If you’re not going to eat it now (whatever "it" is), you toss it in the deep freeze, but just how deep should your deep freeze be? Not deep enough if you really want to go for broke and forget dates. Would 3,000 years be long enough? Or what about 8,000?

Yes it can be done according to Robinson’s recent Salzburg paper reported out by BBC Nature (1).  On a nice little spot in East Antarctica food stored is still being used on a regular basis. Robinson from the U of Wollongong has been studying the mosses at the edge of a lake, which seemed to be happily growing on a barren sand/gravel base.

Apparently the mosses only grow when it’s sunny down there and the top layer of ice melts, and then as the icy winters come rushing in everything is back in deep freeze. With the wind and the cold, even the mosses freeze, but not before they are dried out so ice crystals don’t disrupt their cellular structure. Next year, rather briefly for those of us living in more temperate climes, the sun returns to produce some water from the ice. Rehydration and growth returns, as if by magic.
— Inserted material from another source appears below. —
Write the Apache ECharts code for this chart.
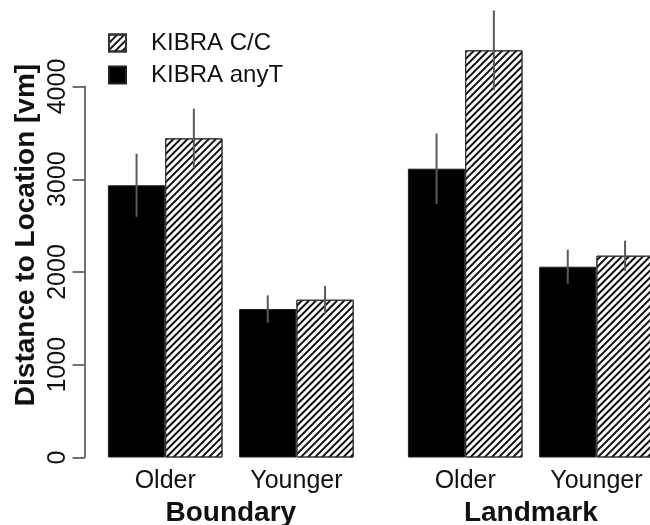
<!DOCTYPE html>
<html>
<head>
<meta charset="utf-8">
<script src="https://cdn.jsdelivr.net/npm/echarts@6/dist/echarts.min.js"></script>
<style>html,body{margin:0;padding:0;background:#fff;}#chart{width:650px;height:525px;}</style>
</head>
<body>
<div id="chart"></div>
<script>
// ---- data ----
var categories = ['Older', 'Younger'];
var groups = ['Boundary', 'Landmark'];
var seriesNames = ['KIBRA anyT', 'KIBRA C/C'];
// Boundary
var boundaryAnyT = [2935, 1601];
var boundaryAnyTSE = [340, 147];
var boundaryCC = [3441, 1701];
var boundaryCCSE = [320, 150];
// Landmark
var landmarkAnyT = [3114, 2057];
var landmarkAnyTSE = [379, 183];
var landmarkCC = [4390, 2176];
var landmarkCCSE = [430, 162];
var yTicks = [0, 1000, 2000, 3000, 4000];
var yTitle = 'Distance to Location [vm]';

// ---- style ----
var FONT = '"Liberation Sans", Arial, Helvetica, sans-serif';
var BAR_W = 57.3;
var GRID_W = 262.4;
var TXT = '#111';

var hatch = {
  symbol: 'rect', symbolSize: 1,
  dashArrayX: [1, 0], dashArrayY: [1.4, 2.9],
  rotation: -Math.PI / 4, color: '#111'
};

function barSeries(gi, name, vals, hatched) {
  return {
    type: 'bar', name: name, xAxisIndex: gi, yAxisIndex: gi,
    data: vals, barWidth: BAR_W, barGap: '0%', clip: false,
    itemStyle: hatched
      ? { color: '#fff', borderColor: '#333', borderWidth: 1, decal: hatch }
      : { color: '#000', borderColor: '#222', borderWidth: 1 },
    emphasis: { disabled: true }, silent: true
  };
}

function errSeries(gi, means, ses, sign) {
  return {
    type: 'custom', xAxisIndex: gi, yAxisIndex: gi, clip: false, silent: true, z: 10,
    data: means.map(function (m, i) { return [i, m, ses[i]]; }),
    encode: { x: 0, y: 1 },
    renderItem: function (params, api) {
      var c = api.value(0), m = api.value(1), s = api.value(2);
      var hi = api.coord([c, m + s]);
      var lo = api.coord([c, m - s]);
      var x = hi[0] + sign * BAR_W / 2;
      return { type: 'line', shape: { x1: x, y1: hi[1], x2: x, y2: lo[1] },
               style: { stroke: '#5a5a5a', lineWidth: 2 } };
    }
  };
}

function xAxis(gi) {
  return {
    type: 'category', gridIndex: gi, data: categories,
    name: groups[gi], nameLocation: 'middle', nameGap: 42,
    nameTextStyle: { fontFamily: FONT, fontWeight: 'bold', fontSize: 28, color: TXT },
    axisLine: { show: false }, axisTick: { show: false },
    axisLabel: { fontFamily: FONT, fontSize: 25, color: TXT, margin: 11 }
  };
}

function yAxis(gi) {
  var show = gi === 0;
  return {
    type: 'value', gridIndex: gi, min: 0, max: 4000, interval: 1000,
    offset: 15, splitLine: { show: false },
    axisLine: { show: show, lineStyle: { color: '#444', width: 1.5 } },
    axisTick: { show: show, length: 12, lineStyle: { color: '#444', width: 1.5 } },
    axisLabel: { show: show, rotate: 90, margin: 14, fontFamily: FONT, fontSize: 25, color: TXT,
                 formatter: function (v) { return yTicks.indexOf(v) >= 0 ? String(v) : ''; } }
  };
}

var chart = echarts.init(document.getElementById('chart'), null, { renderer: 'canvas' });
chart.setOption({
  animation: false,
  backgroundColor: '#fff',
  textStyle: { fontFamily: FONT },
  grid: [
    { left: 99.6, top: 86.5, width: GRID_W, height: 371, outerBoundsMode: 'none', containLabel: false },
    { left: 399.6, top: 86.5, width: GRID_W, height: 371, outerBoundsMode: 'none', containLabel: false }
  ],
  xAxis: [xAxis(0), xAxis(1)],
  yAxis: [yAxis(0), yAxis(1)],
  legend: {
    data: ['KIBRA C/C', 'KIBRA anyT'],
    orient: 'vertical', left: 103, top: 26,
    itemWidth: 17, itemHeight: 17, itemGap: 8,
    icon: 'rect',
    textStyle: { fontFamily: FONT, fontSize: 24, color: TXT, padding: [0, 0, 0, 20] },
    selectedMode: false
  },
  graphic: [{
    type: 'text', x: 26, y: 235, rotation: Math.PI / 2,
    style: { text: yTitle, font: 'bold 28px ' + FONT, fill: TXT,
             textAlign: 'center', textVerticalAlign: 'middle' }
  }],
  series: [
    barSeries(0, seriesNames[0], boundaryAnyT, false),
    barSeries(0, seriesNames[1], boundaryCC, true),
    barSeries(1, seriesNames[0], landmarkAnyT, false),
    barSeries(1, seriesNames[1], landmarkCC, true),
    errSeries(0, boundaryAnyT, boundaryAnyTSE, -1),
    errSeries(0, boundaryCC, boundaryCCSE, 1),
    errSeries(1, landmarkAnyT, landmarkAnyTSE, -1),
    errSeries(1, landmarkCC, landmarkCCSE, 1)
  ]
});
</script>
</body>
</html>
But what magic? All of those of us from ex-farming stock, now reduced to window boxes and bonsai, know that plants crave nitrogen – not an abundant element in sand and gravel. Well Professor Robinson’s 16 years of cool work cracked it. Thousands of years ago a penguin colony was in residence and penguins live on fish and fish live on krill down the food chain to algae.

A penguin has to do what a penguin has to do, which after offering suitable nest pebbles to a friend and dining on fish, then proceeds to guano coat the scenery in a rather haphazard manner. So thousands of years of their decorative habits prior to 3,000 years ago has left a deep frozen supply of processed nitrogen, enriched with minerals of course, as manna for moss.